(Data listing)
----

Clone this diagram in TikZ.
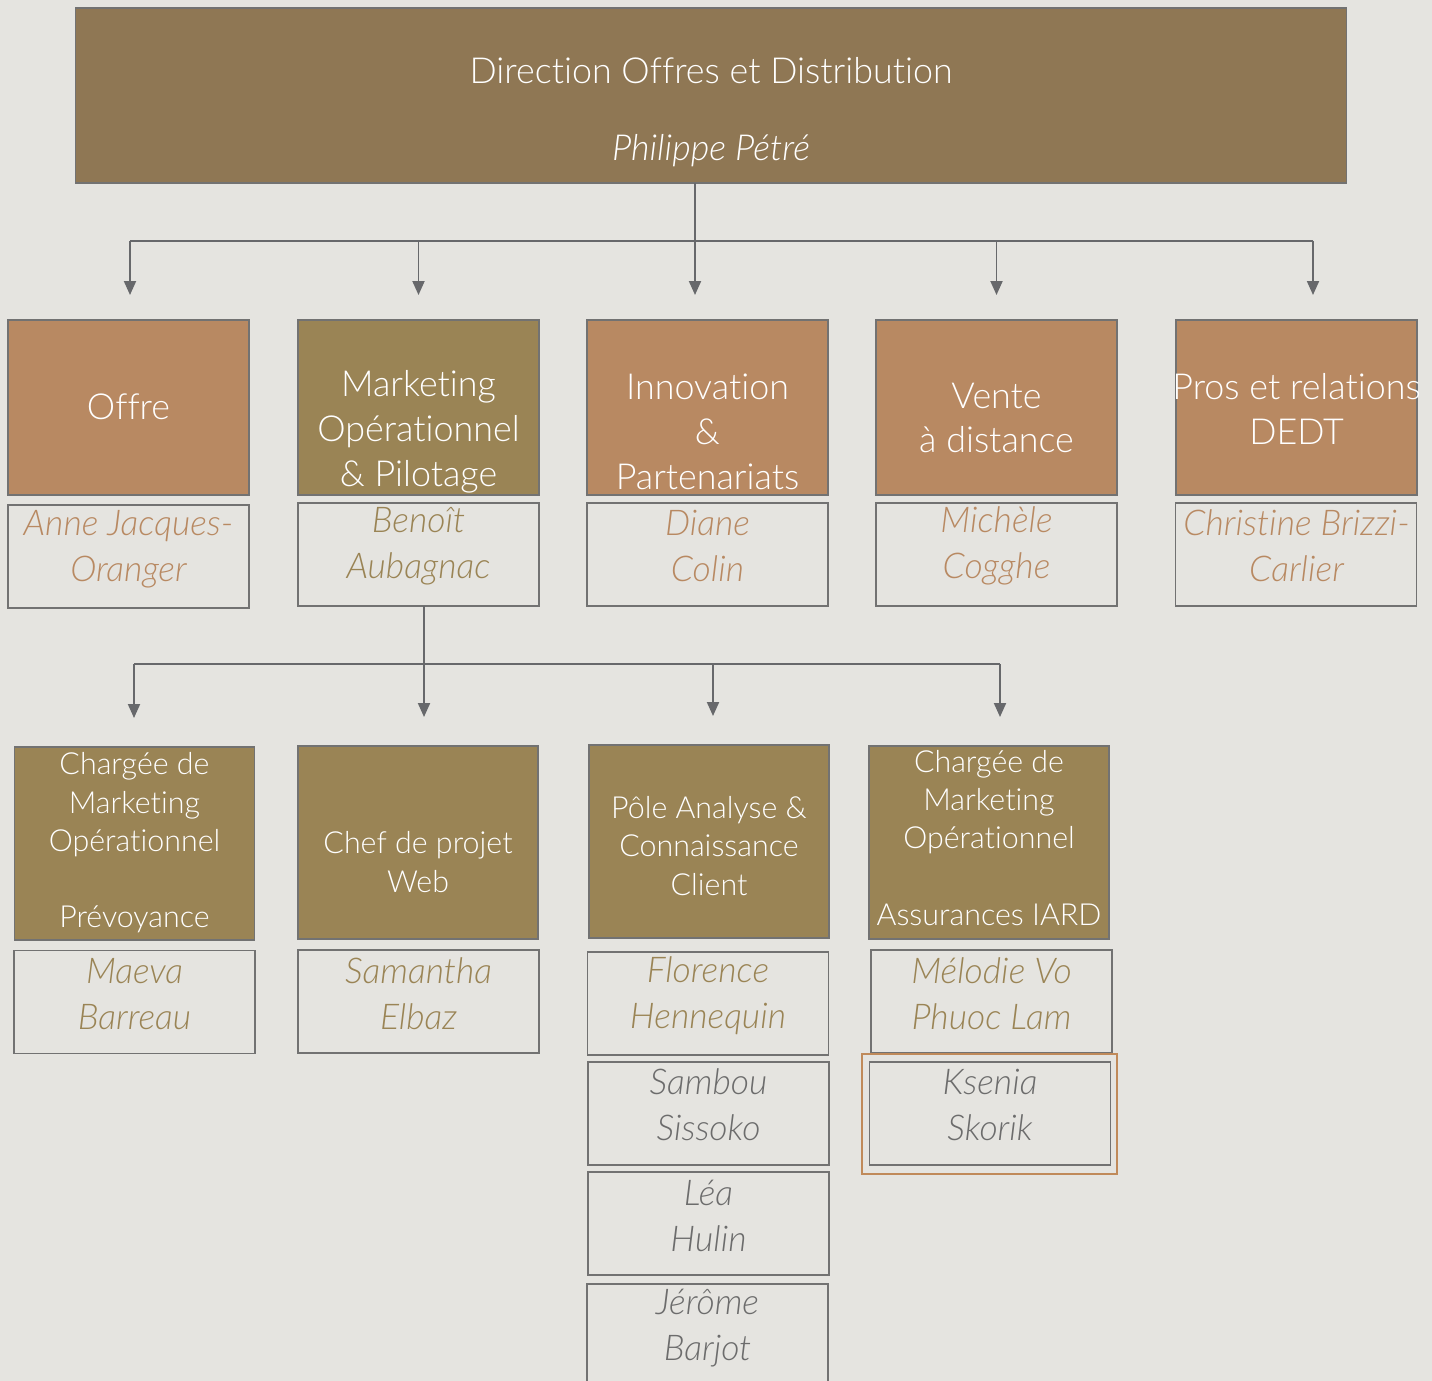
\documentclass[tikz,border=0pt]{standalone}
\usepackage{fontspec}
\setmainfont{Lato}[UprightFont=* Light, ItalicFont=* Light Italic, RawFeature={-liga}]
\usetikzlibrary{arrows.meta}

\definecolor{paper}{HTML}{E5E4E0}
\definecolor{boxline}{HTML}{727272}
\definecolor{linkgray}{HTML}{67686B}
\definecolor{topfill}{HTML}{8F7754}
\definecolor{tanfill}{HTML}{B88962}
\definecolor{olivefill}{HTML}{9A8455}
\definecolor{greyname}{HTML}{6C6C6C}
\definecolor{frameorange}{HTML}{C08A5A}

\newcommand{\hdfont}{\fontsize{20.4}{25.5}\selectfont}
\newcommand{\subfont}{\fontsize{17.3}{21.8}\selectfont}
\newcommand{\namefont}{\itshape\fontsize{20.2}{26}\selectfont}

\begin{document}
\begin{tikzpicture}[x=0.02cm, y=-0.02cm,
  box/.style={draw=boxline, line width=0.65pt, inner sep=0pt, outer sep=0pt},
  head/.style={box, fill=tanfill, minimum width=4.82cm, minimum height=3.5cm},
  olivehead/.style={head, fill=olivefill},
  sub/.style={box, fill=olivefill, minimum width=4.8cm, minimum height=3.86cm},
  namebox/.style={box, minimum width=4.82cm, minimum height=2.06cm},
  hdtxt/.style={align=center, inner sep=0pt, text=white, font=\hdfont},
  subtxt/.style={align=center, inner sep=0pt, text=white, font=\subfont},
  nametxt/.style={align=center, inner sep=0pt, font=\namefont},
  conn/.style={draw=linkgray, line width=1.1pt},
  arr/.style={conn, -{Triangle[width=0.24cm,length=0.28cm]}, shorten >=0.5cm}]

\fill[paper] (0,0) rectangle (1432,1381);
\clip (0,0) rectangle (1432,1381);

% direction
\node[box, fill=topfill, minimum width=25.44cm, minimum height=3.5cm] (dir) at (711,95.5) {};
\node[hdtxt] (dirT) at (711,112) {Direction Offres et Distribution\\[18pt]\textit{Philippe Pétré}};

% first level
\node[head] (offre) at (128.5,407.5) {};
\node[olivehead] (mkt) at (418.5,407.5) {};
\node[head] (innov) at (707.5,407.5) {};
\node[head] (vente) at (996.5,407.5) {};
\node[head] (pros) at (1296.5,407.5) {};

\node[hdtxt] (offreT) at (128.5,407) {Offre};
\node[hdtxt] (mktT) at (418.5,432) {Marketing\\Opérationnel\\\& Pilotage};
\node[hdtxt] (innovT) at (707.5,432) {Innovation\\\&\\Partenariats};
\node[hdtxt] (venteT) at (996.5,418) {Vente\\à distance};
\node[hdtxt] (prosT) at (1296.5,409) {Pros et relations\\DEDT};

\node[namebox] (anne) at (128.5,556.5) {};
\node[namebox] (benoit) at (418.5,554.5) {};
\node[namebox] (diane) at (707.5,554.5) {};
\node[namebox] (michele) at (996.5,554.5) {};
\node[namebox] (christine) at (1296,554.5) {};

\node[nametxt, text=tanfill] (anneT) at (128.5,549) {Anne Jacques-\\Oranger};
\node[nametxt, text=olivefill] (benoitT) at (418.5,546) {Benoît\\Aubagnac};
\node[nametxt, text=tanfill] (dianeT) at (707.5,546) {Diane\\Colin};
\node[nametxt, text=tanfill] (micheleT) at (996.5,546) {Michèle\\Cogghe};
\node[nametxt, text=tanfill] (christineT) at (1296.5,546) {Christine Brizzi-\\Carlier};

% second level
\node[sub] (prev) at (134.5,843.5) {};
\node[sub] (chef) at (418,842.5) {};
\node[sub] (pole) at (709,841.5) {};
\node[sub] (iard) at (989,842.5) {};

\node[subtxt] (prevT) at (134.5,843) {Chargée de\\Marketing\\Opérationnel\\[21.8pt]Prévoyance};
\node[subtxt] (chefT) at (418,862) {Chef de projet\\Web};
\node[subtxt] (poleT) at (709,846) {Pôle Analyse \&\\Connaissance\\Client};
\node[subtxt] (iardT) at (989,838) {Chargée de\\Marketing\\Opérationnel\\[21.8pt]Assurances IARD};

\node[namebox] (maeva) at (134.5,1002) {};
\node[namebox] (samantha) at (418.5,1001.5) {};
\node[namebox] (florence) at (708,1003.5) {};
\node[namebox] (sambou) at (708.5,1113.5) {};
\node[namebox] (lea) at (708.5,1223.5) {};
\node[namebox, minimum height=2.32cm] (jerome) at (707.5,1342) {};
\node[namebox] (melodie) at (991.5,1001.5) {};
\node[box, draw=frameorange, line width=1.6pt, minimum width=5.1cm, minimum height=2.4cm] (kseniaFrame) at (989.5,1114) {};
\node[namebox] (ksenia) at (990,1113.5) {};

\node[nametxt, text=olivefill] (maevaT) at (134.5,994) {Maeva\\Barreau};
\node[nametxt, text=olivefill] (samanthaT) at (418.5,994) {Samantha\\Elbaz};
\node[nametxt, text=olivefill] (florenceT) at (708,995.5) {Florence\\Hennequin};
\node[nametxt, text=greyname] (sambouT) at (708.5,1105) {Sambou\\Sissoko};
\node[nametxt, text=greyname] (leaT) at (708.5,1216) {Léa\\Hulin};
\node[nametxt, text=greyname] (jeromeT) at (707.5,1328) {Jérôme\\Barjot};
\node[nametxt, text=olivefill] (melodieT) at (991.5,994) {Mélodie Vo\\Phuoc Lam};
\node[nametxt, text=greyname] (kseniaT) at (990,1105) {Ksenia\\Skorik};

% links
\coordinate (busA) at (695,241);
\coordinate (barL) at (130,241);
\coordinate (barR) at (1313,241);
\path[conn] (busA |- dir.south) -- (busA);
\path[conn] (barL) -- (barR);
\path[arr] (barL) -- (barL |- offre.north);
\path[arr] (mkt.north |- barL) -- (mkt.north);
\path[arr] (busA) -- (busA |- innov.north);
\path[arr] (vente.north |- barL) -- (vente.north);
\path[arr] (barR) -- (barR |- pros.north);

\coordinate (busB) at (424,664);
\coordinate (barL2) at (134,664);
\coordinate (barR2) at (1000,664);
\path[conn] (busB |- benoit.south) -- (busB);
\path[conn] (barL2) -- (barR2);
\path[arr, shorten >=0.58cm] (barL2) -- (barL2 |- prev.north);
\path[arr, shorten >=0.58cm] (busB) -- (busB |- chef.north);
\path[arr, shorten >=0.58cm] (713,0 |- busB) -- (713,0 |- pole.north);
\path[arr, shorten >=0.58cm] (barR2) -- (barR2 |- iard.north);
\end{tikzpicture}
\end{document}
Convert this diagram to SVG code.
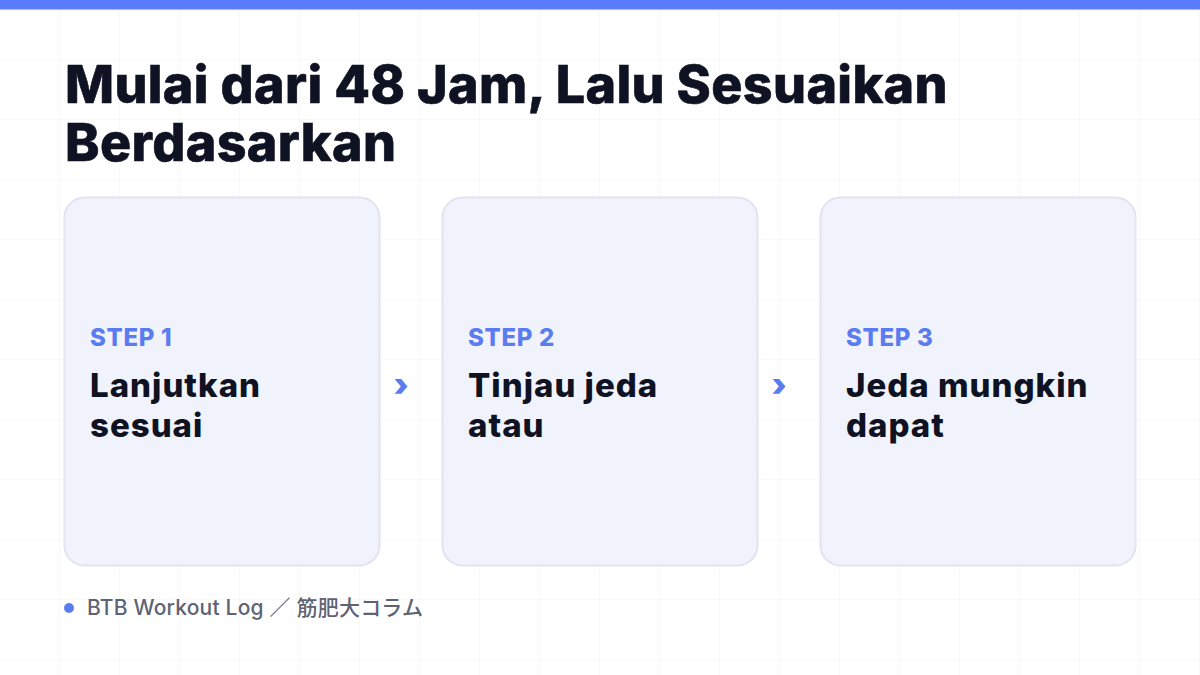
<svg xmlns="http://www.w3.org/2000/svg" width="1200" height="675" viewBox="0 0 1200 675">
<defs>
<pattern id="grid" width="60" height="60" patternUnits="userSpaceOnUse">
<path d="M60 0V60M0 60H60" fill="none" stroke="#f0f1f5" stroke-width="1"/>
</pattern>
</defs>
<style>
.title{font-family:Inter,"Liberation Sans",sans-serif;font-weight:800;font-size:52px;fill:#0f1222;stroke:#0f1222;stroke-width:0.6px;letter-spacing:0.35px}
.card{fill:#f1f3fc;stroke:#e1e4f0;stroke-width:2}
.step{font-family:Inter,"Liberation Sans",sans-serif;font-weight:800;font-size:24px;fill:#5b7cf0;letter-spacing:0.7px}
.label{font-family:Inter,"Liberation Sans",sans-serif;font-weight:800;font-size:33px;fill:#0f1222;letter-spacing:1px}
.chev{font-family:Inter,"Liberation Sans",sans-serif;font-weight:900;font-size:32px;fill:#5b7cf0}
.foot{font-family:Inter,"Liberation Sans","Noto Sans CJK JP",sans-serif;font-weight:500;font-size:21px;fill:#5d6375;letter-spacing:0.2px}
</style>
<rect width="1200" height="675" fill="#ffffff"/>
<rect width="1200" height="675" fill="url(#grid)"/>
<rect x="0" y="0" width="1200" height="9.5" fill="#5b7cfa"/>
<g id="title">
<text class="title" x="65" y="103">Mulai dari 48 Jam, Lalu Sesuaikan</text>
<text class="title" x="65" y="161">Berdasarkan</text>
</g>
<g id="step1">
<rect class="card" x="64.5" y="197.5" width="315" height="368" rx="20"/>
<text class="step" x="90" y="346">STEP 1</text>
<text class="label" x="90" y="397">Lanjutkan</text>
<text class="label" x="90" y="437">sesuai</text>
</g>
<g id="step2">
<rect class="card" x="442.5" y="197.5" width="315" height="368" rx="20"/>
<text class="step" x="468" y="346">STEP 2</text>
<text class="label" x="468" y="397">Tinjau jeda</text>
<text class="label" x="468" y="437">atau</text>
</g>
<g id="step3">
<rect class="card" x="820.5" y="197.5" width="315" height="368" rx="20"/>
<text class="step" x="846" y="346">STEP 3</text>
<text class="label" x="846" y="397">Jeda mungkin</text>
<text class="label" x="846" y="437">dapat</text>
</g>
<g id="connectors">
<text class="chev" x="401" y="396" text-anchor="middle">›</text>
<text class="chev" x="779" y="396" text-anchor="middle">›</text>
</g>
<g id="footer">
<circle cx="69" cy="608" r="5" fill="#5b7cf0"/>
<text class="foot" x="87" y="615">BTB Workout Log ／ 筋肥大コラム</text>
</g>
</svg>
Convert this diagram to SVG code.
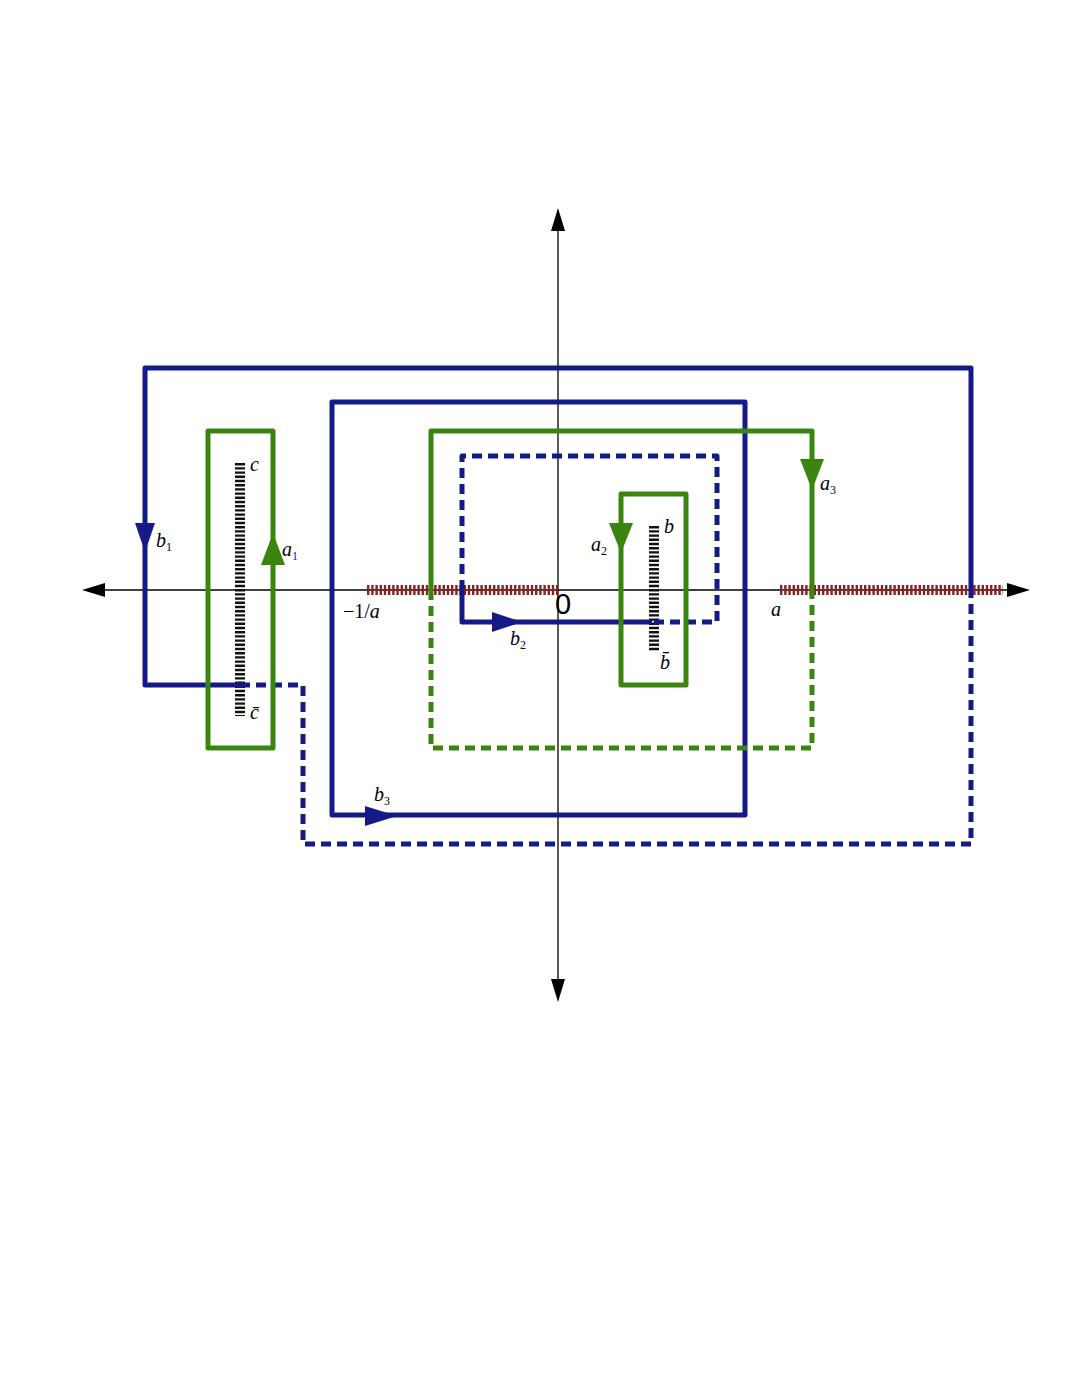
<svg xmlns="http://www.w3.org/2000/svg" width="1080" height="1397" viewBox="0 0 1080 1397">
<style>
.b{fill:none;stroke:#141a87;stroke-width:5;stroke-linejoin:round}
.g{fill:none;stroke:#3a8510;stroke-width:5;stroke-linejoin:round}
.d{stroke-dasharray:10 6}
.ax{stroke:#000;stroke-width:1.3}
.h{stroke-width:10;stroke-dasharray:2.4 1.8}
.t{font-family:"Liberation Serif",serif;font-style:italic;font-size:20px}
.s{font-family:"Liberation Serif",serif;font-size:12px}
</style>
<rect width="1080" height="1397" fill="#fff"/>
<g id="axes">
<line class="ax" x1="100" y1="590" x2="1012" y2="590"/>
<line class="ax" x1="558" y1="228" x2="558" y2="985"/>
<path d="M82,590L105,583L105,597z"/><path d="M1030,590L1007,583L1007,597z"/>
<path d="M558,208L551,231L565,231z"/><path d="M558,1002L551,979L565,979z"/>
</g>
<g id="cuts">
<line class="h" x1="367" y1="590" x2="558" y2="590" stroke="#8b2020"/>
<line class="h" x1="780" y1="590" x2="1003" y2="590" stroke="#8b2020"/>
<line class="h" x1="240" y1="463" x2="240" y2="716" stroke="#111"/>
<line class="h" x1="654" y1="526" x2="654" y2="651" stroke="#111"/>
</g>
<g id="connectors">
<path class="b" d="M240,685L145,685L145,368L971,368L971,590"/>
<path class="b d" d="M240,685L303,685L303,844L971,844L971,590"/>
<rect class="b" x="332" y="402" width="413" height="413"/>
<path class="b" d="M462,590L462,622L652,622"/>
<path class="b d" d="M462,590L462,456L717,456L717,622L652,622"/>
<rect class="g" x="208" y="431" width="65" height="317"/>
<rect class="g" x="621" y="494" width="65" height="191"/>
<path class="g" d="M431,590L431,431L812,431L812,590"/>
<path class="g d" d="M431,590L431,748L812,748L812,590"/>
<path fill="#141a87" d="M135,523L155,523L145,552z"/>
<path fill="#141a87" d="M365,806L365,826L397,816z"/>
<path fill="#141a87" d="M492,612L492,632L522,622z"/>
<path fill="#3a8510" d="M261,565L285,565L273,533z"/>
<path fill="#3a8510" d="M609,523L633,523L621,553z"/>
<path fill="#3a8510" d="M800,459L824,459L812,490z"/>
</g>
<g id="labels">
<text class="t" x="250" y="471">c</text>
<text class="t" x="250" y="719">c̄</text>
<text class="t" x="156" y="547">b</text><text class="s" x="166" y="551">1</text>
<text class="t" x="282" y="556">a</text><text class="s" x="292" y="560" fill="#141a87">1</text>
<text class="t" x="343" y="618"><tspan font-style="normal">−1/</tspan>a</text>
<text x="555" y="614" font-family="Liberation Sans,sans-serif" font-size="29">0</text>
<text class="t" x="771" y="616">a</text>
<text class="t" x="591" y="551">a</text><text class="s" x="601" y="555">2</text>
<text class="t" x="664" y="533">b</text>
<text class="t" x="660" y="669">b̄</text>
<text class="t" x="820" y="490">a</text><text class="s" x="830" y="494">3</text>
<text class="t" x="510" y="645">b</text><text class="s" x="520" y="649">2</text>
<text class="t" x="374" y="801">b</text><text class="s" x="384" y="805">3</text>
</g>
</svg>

----

Skip the pictures and restate exactly the lines from the beginning of the listing to the line with "(pros) at (1296.5,407.5)", that line included.

Clone this diagram in TikZ.
\documentclass[tikz,border=0pt]{standalone}
\usepackage{fontspec}
\setmainfont{Lato}[UprightFont=* Light, ItalicFont=* Light Italic, RawFeature={-liga}]
\usetikzlibrary{arrows.meta}

\definecolor{paper}{HTML}{E5E4E0}
\definecolor{boxline}{HTML}{727272}
\definecolor{linkgray}{HTML}{67686B}
\definecolor{topfill}{HTML}{8F7754}
\definecolor{tanfill}{HTML}{B88962}
\definecolor{olivefill}{HTML}{9A8455}
\definecolor{greyname}{HTML}{6C6C6C}
\definecolor{frameorange}{HTML}{C08A5A}

\newcommand{\hdfont}{\fontsize{20.4}{25.5}\selectfont}
\newcommand{\subfont}{\fontsize{17.3}{21.8}\selectfont}
\newcommand{\namefont}{\itshape\fontsize{20.2}{26}\selectfont}

\begin{document}
\begin{tikzpicture}[x=0.02cm, y=-0.02cm,
  box/.style={draw=boxline, line width=0.65pt, inner sep=0pt, outer sep=0pt},
  head/.style={box, fill=tanfill, minimum width=4.82cm, minimum height=3.5cm},
  olivehead/.style={head, fill=olivefill},
  sub/.style={box, fill=olivefill, minimum width=4.8cm, minimum height=3.86cm},
  namebox/.style={box, minimum width=4.82cm, minimum height=2.06cm},
  hdtxt/.style={align=center, inner sep=0pt, text=white, font=\hdfont},
  subtxt/.style={align=center, inner sep=0pt, text=white, font=\subfont},
  nametxt/.style={align=center, inner sep=0pt, font=\namefont},
  conn/.style={draw=linkgray, line width=1.1pt},
  arr/.style={conn, -{Triangle[width=0.24cm,length=0.28cm]}, shorten >=0.5cm}]

\fill[paper] (0,0) rectangle (1432,1381);
\clip (0,0) rectangle (1432,1381);

% direction
\node[box, fill=topfill, minimum width=25.44cm, minimum height=3.5cm] (dir) at (711,95.5) {};
\node[hdtxt] (dirT) at (711,112) {Direction Offres et Distribution\\[18pt]\textit{Philippe Pétré}};

% first level
\node[head] (offre) at (128.5,407.5) {};
\node[olivehead] (mkt) at (418.5,407.5) {};
\node[head] (innov) at (707.5,407.5) {};
\node[head] (vente) at (996.5,407.5) {};
\node[head] (pros) at (1296.5,407.5) {};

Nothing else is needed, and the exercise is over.